The most significant loss was in visitors and buyers from North America and the Far East. Among those missing were a number of independent U.S. jewelers and chain stores including Penney’s and Federated, but top officials from Zale Corp. and Sterling Inc.—the country’s largest retail chain jewelers—were at the show as usual. “With everything that happened, we felt we had to be here to show our support for the industry,” Mary Forte, president and CEO of Zale Corp., told JCK.

In terms of business at the show, there was a “shortfall of purchases” by largely-absent Americans and Asians; satisfactory business with the European market; and surprisingly—in view of the Iraqi war and turmoil in that region—“excellent” business results with buyers from the Near and Middle East. Kamm noted that, although situations varied, most exhibitors said that the show’s business results were “better than expected.”

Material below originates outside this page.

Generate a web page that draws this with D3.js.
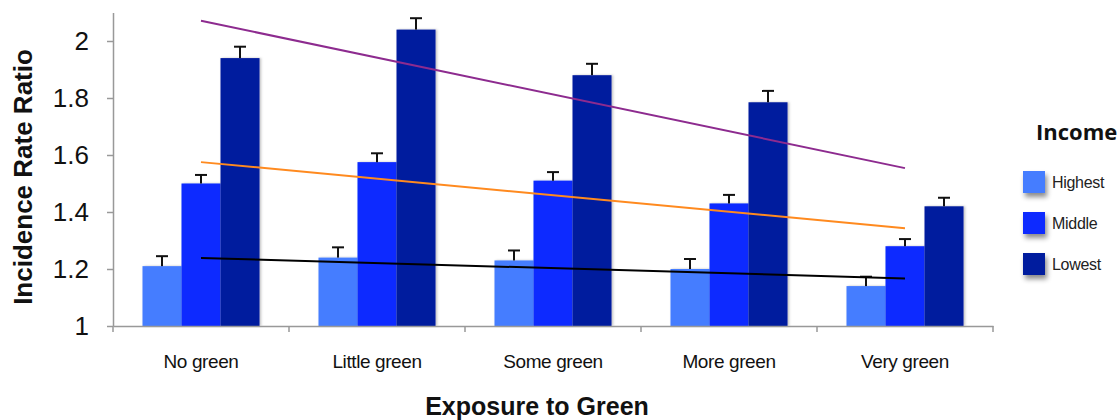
<!DOCTYPE html>
<html>
<head>
<meta charset="utf-8">
<script src="https://cdn.jsdelivr.net/npm/d3@7"></script>
<style>
  body { margin: 0; background: #fff; }
  svg { display: block; font-family: "Liberation Sans", Arial, sans-serif; }
  .axis path, .axis line { stroke: #999; stroke-width: 1.5; }
</style>
</head>
<body>
<svg width="1120" height="420"></svg>
<script>
// data
var categories = ["No green", "Little green", "Some green", "More green", "Very green"];
var incomeGroups = ["Highest", "Middle", "Lowest"];
var highest = [1.21, 1.24, 1.23, 1.20, 1.14];
var middle = [1.50, 1.575, 1.51, 1.43, 1.28];
var lowest = [1.94, 2.04, 1.88, 1.785, 1.42];
var highestErr = [0.035, 0.036, 0.035, 0.035, 0.033];
var middleErr = [0.03, 0.031, 0.03, 0.03, 0.025];
var lowestErr = [0.04, 0.04, 0.04, 0.04, 0.03];
// trend lines: value at first and last category
var trendHighest = [1.239, 1.167];
var trendMiddle = [1.575, 1.343];
var trendLowest = [2.071, 1.554];
var yTicks = [1, 1.2, 1.4, 1.6, 1.8, 2];

var colors = {Highest: "#447dff", Middle: "#0a2cff", Lowest: "#001a9e"};
var trendColors = {Highest: "#000000", Middle: "#ff8a1f", Lowest: "#8d2b8f"};

var svg = d3.select("svg"),
    left = 113, right = 993, bottom = 326;

var x0 = d3.scaleBand().domain(categories).range([left, right]).padding(0);
var x1 = d3.scaleBand().domain(incomeGroups).range([0, x0.bandwidth()])
    .paddingInner(0).paddingOuter(0.756);
var y = d3.scaleLinear().domain([1, 2.1]).range([bottom, 12.5]);

var values = {Highest: highest, Middle: middle, Lowest: lowest};
var errs = {Highest: highestErr, Middle: middleErr, Lowest: lowestErr};
var trends = {Highest: trendHighest, Middle: trendMiddle, Lowest: trendLowest};

var defs = svg.append("defs");
defs.append("filter").attr("id", "barShadow")
    .attr("x", "-20%").attr("y", "-5%").attr("width", "140%").attr("height", "110%")
  .append("feDropShadow")
    .attr("dx", 1.5).attr("dy", 0).attr("stdDeviation", 1.2)
    .attr("flood-color", "#000").attr("flood-opacity", 0.25);
defs.append("filter").attr("id", "legShadow")
    .attr("x", "-30%").attr("y", "-30%").attr("width", "180%").attr("height", "200%")
  .append("feDropShadow")
    .attr("dx", 2).attr("dy", 4).attr("stdDeviation", 2.5)
    .attr("flood-color", "#000").attr("flood-opacity", 0.45);

// bars
var rows = [];
categories.forEach(function(c, i) {
  incomeGroups.forEach(function(g) {
    rows.push({cat: c, grp: g, v: values[g][i], e: errs[g][i]});
  });
});

svg.append("g").selectAll("rect")
  .data(rows)
  .enter().append("rect")
    .attr("x", function(d) { return x0(d.cat) + x1(d.grp); })
    .attr("y", function(d) { return y(d.v); })
    .attr("width", x1.bandwidth())
    .attr("height", function(d) { return y(1) - y(d.v); })
    .attr("fill", function(d) { return colors[d.grp]; })
    .attr("filter", "url(#barShadow)");

// error bars
var eb = svg.append("g").attr("stroke", "#111").attr("stroke-width", 2);
eb.selectAll("line.v").data(rows).enter().append("line")
    .attr("x1", function(d) { return x0(d.cat) + x1(d.grp) + x1.bandwidth() / 2; })
    .attr("x2", function(d) { return x0(d.cat) + x1(d.grp) + x1.bandwidth() / 2; })
    .attr("y1", function(d) { return y(d.v); })
    .attr("y2", function(d) { return y(d.v + d.e); });
eb.selectAll("line.h").data(rows).enter().append("line")
    .attr("x1", function(d) { return x0(d.cat) + x1(d.grp) + x1.bandwidth() / 2 - 6; })
    .attr("x2", function(d) { return x0(d.cat) + x1(d.grp) + x1.bandwidth() / 2 + 6; })
    .attr("y1", function(d) { return y(d.v + d.e); })
    .attr("y2", function(d) { return y(d.v + d.e); });

// trend lines
var first = categories[0], last = categories[categories.length - 1];
incomeGroups.forEach(function(g) {
  svg.append("line")
    .attr("x1", x0(first) + x0.bandwidth() / 2)
    .attr("x2", x0(last) + x0.bandwidth() / 2)
    .attr("y1", y(trends[g][0]))
    .attr("y2", y(trends[g][1]))
    .attr("stroke", trendColors[g])
    .attr("stroke-width", 2);
});

// y axis
var yAxis = svg.append("g")
    .attr("class", "axis")
    .attr("transform", "translate(" + left + ",0)")
    .call(d3.axisLeft(y).tickValues(yTicks).tickSize(6).tickSizeOuter(0).tickPadding(18)
      .tickFormat(function(d) { return String(+d.toFixed(1)); }));
yAxis.selectAll("text").attr("font-size", 26).attr("fill", "#111")
    .attr("font-family", "Liberation Sans, Arial, sans-serif");

// x axis
var xAxis = svg.append("g")
    .attr("class", "axis")
    .attr("transform", "translate(0," + bottom + ")")
    .call(d3.axisBottom(x0).tickSize(0).tickSizeOuter(0).tickPadding(29));
xAxis.selectAll("text").attr("font-size", 19).attr("fill", "#111")
    .attr("letter-spacing", "-0.4px")
    .attr("font-family", "Liberation Sans, Arial, sans-serif");
var bounds = categories.map(function(c) { return x0(c); }).concat([x0.range()[1]]);
xAxis.selectAll("line.bound").data(bounds).enter().append("line")
    .attr("class", "bound")
    .attr("x1", function(d) { return d; }).attr("x2", function(d) { return d; })
    .attr("y1", 0).attr("y2", 6);

// axis titles
svg.append("text")
    .attr("transform", "translate(32,177) rotate(-90)")
    .attr("text-anchor", "middle")
    .attr("font-size", 26).attr("font-weight", "bold").attr("fill", "#111")
    .text("Incidence Rate Ratio");

svg.append("text")
    .attr("x", 537).attr("y", 415)
    .attr("text-anchor", "middle")
    .attr("font-size", 25).attr("font-weight", "bold").attr("fill", "#111")
    .text("Exposure to Green");

// legend
svg.append("text")
    .attr("x", 1036).attr("y", 140)
    .attr("font-family", "Open Sans, sans-serif")
    .attr("font-size", 22).attr("font-weight", "bold").attr("fill", "#111")
    .text("Income");

var leg = svg.append("g").selectAll("g")
  .data(incomeGroups)
  .enter().append("g")
    .attr("transform", function(d, i) { return "translate(1023," + (171 + i * 41) + ")"; });
leg.append("rect")
    .attr("width", 22).attr("height", 22)
    .attr("fill", function(d) { return colors[d]; })
    .attr("filter", "url(#legShadow)");
leg.append("text")
    .attr("x", 29).attr("y", 17)
    .attr("font-size", 16).attr("fill", "#222")
    .attr("letter-spacing", "-0.3px")
    .text(function(d) { return d; });
</script>
</body>
</html>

The Zurich facility was virtually empty of buyers and visitors thanks to the ouster of the Asian exhibitors, including the massive Hong Kong contingent, though there were still some 400 vendors there from various national groups. The situation there was “very sad,” said Kamm. Nevertheless, the Thai and Indian delegation reported doing “quite good business,” possibly because their main competitors—the Hong Kong exhibitors—had been excluded.

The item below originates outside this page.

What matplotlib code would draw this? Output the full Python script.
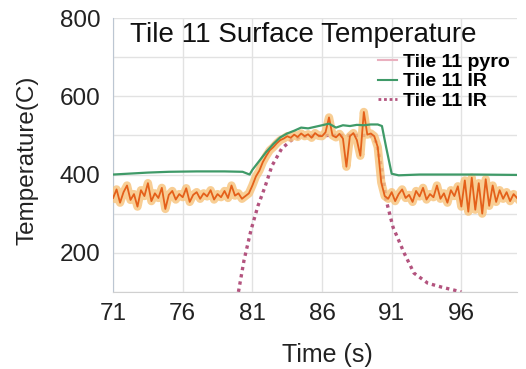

Noting the “nightmarish” impact of war, pestilence, and economic news on the newly reorganized and redefined show—a massive three-year effort—Kamm said one benefit has been to show that the Basel Watch and Jewelry Show is “very robust. It takes a lot to weaken it. Conditions couldn’t have been worse and [the problems] all came at the same time,” he said, “but the fair survived them and we’ll be stronger in 2004.” Kamm said the fair is now investigating legal recourses, if any—as are the Hong Kong exhibitors associations—against the government for its last-minute edict, “especially since [the government had] assured us for weeks that there would be no problem.”

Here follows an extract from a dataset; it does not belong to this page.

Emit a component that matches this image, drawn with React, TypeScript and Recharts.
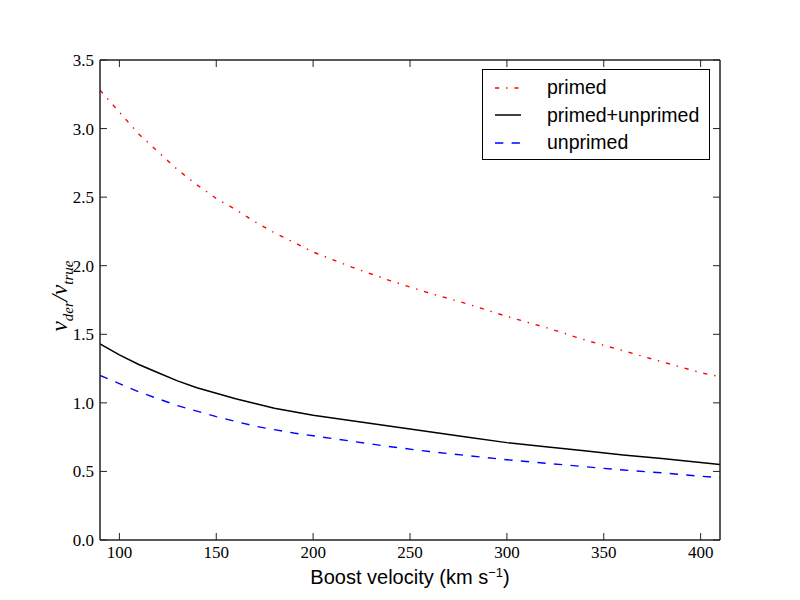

Kamm said the show’s relationship with the Hong Kong exhibitors, especially the Hong Kong Trade Development Council organizing body, “isn’t sunny, but it’s not broken down either. They understand it wasn’t our decision and that we weren’t able to do anything about it.”

Estimates of the cost to Hong Kong firms from loss of business and investment in their new exhibition area in Basel’s Zurich facility run into billions of Hong Kong dollars.

Kamm said the HKTDC and the Hong Kong exhibitors “have no more confidence in the authorities of Zurich.” The show’s SARS crisis had been precipitated by the Zurich authorities’ hasty fax to the Swiss government three days before the show opened urging it to close down the Zurich fair. Hong Kong exhibitors probably won’t want to return to Zurich if Basel continues its “one show, two locations” concept, he said.

Kamm said the Basel fair management wants “an independent body [set up] to study and assess this whole situation. We want to be sure nothing like this—such arbitrary decisions—happens again.”